We committed the murders.
We took the children from their mothers.
We practised discrimination and exclusion.
It was our ignorance and our prejudice.
And our failure to imagine these things being done to us.
With some noble exceptions, we failed to make the most basic human response
and enter into their hearts and minds.'


Powerful stuff, but it took 16 years until another Prime Minister, Kevin Rudd, apologised to Australia's Indigenous people.   

Last night I went to a seminar. The topic was the significance of the Redfern speech 20 years on.

The speakers were Mick Dodson (Australia's first social justice commissioner - among other more recent roles), Kerry Arabena (who holds a professorial position dealing with Koorie, in particular female Koorie, health) and Bryan Keon-Cohen (a junior counsel for the plaintiff during the Mabo litigation).  

Because of the time limit and format of the seminar, the real issues were glossed over.  
However, the feeling was mutual between all:

  • What was started with great hope stuttered for a period due to lack of political support.  
  • Awareness in the public has improved but; as Mick Dodson so rightly pointed out 'we've been copping this crap for a long time and it is time it stopped'. 
  • There are some powerful new leaders coming through, that aren't carrying the 'baggage that their elders have'. 
  • Mabo was a reflection of the power of one.
  • That Koorie native title still has a long way to go.

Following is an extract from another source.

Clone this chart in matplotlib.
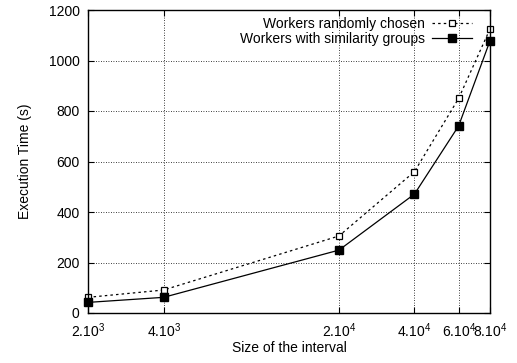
import matplotlib
matplotlib.use("Agg")
import matplotlib.pyplot as plt
from matplotlib.ticker import NullLocator

plt.rcParams["font.family"] = ["Liberation Sans", "DejaVu Sans"]
plt.rcParams["mathtext.default"] = "regular"

# interval sizes (log x axis)
sizes = [2000, 4000, 20000, 40000, 60000, 80000]
random_time = [62, 91, 305, 560, 850, 1125]
similarity_time = [42, 62, 249, 471, 741, 1078]

xtick_labels = ["2.10$^3$", "4.10$^3$", "2.10$^4$", "4.10$^4$", "6.10$^4$", "8.10$^4$"]
yticks = [0, 200, 400, 600, 800, 1000, 1200]

fig = plt.figure(figsize=(5.17, 3.63), dpi=100)
ax = fig.add_axes([88 / 517, 50 / 363, 402 / 517, 303 / 363])

ax.plot(sizes, random_time, linestyle=(0, (2, 2.5)), color="black", lw=0.9,
        marker="s", markersize=4.5, markerfacecolor="white",
        markeredgecolor="black", markeredgewidth=0.9, clip_on=False,
        label="Workers randomly chosen")
ax.plot(sizes, similarity_time, linestyle="-", color="black", lw=0.9,
        marker="s", markersize=5.5, markerfacecolor="black",
        markeredgecolor="black", clip_on=False,
        label="Workers with similarity groups")

ax.set_xscale("log")
ax.set_xlim(2000, 80000)
ax.set_ylim(0, 1200)
ax.set_xticks(sizes)
ax.set_xticklabels(xtick_labels)
ax.xaxis.set_minor_locator(NullLocator())
ax.set_yticks(yticks)

ax.grid(True, which="major", color="black", linestyle=(0, (1, 2)), lw=0.6)
ax.tick_params(direction="in", top=True, right=True, length=4, width=0.8,
               labelsize=10)
ax.tick_params(axis="x", pad=6)
ax.tick_params(axis="y", pad=6)
for s in ax.spines.values():
    s.set_linewidth(1.0)

ax.set_xlabel("Size of the interval", fontsize=10, labelpad=1)
ax.set_ylabel("Execution Time (s)", fontsize=10, labelpad=12)

leg = ax.legend(loc="upper right", fontsize=10, frameon=False,
                markerfirst=False, handlelength=2.9, borderaxespad=0.0,
                bbox_to_anchor=(0.97, 0.995),
                labelspacing=0.05, handletextpad=0.5)
for t in leg.get_texts():
    t.set_ha("right")
leg._legend_box.align = "right"

fig.savefig("out.png", dpi=100)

As a white anglosaxon I was sheltered from much by my privilege of birth.  Both my parents were immigrants from Europe who found a place in a new country.  I was protected by the opportunities they provided for me.  

When I was growing up I was unaware that there were serious ongoing social problems within Australia's indigenous population, which to this day still have not been adequately addressed. Because of my privilege I can't possibly hope to understand this.   But I want to try and learn.

However, I am not surprised that Australia's indigenous population lack trust because of the way they were treated in the past. 

As one comment last night so succinctly stated ...

 'Australia is the best place on Earth? Not if your black its not'.